I think as parents we want to try and protect our children from the truth. From what we see are adult concepts and adult issues. But our children are smarter and more observant than we give them credit for. If they aren’t told the truth, then they invent their own version, and that can be far more frightening. I’m no expert on mental illness or depression or parenting. But my experience of how my children coped was that they wanted information. They wanted to understand – not everything, but enough so they weren’t left guessing.
Books have a huge role to play in the lives of young people. As parents we need to let our children read and choose the stories they want and need. They’ll stop reading if the books are too old or too difficult. My daughter has always wanted sad stories so that she can process things in her life through reading. But if the book is too sad then she’ll stop reading until she’s up for it.
Because my daughter is a huge reader who uses books to help sort out things she’s feeling, I started writing The Secrets We Keep as a way for her and I to discuss what we were both feeling. Pretty soon we found a rhythm. I’d write and she’d edit. I discovered that she was editing the emotional pitch of the story, and through the main character of Clem Timmins (also 11) she was able to express exactly how she felt. As Clem became desperate to run away, so did my daughter. As Clem hid behind secrets about her family, so did my daughter. As Clem finally learned to face what was happening, so did my daughter. The book didn’t inform my daughter of how to be, she shaped the emotional terrain of the book.
Without intending to write a middle grade novel that deals with secrets and mental illness, that’s what I did. I wrote it for me and I wrote it for her. I wrote it for us so we’d have some way to stay afloat while everything was coming apart around us. By the time the book was published, the person we loved had recovered. We’d all gone through a very difficult six months and come out the other end.
Writing the second book, The Secrets We Share was not a sad process. It doesn’t deal with mental illness or depression in the same way. Instead Clem is facing the start of high school and all that it means. I decided to focus on that transition because I felt like it was time for Clem to experience something that all young people experience.
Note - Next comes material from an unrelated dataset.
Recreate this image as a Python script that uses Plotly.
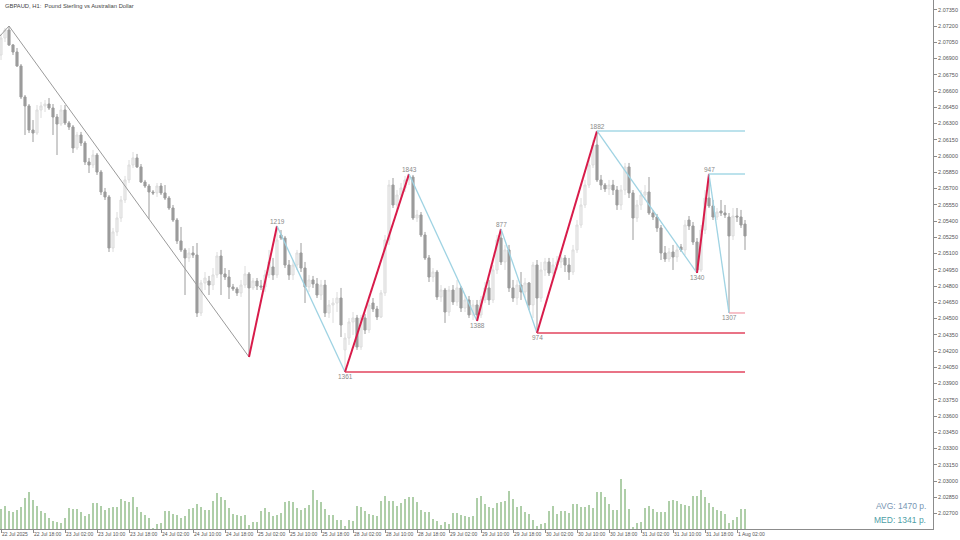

I didn’t want her to feel alone in her experiences anymore.
Also my daughter was about to start high school and I watched her grapple with all the usual anxiety around change. Would she be in a class with friends? Would she know what to wear? Would she cope with homework? They were all very normal concerns, but I felt like they hadn’t been written about much in Australian middle grade fiction.
Middle grade fiction is not young adult fiction. It’s not dealing with the heaviness of teenage years, but nor should it shy away from the difficulties of these years.
The character of Clem in the books is cranky and angry and unpredictable. In all the ways our kids are. In all the ways we are. She is my way into exploring this fascinating time between the protection and innocence of primary school and the fledgling sophistication of high school. A writer friend, Emily Gale, nailed it when she said it’s the period where books want to “get into young adult, has applied some lipgloss and is hiding its nerves”.
My daughter has used reading as a way to process so many things. Without books I think she would have struggled to understand tough emotional issues. Hopefully my character of Clem is a way into some of these issues for other young readers too. Clem has all the usual problems with friends, parents, and expressing herself. She is about to dive into being a teenager, but before she does, she’s sitting on the edge, trying to work out what it’s all about. Just like I did. Just like my daughter did. Just like we all did.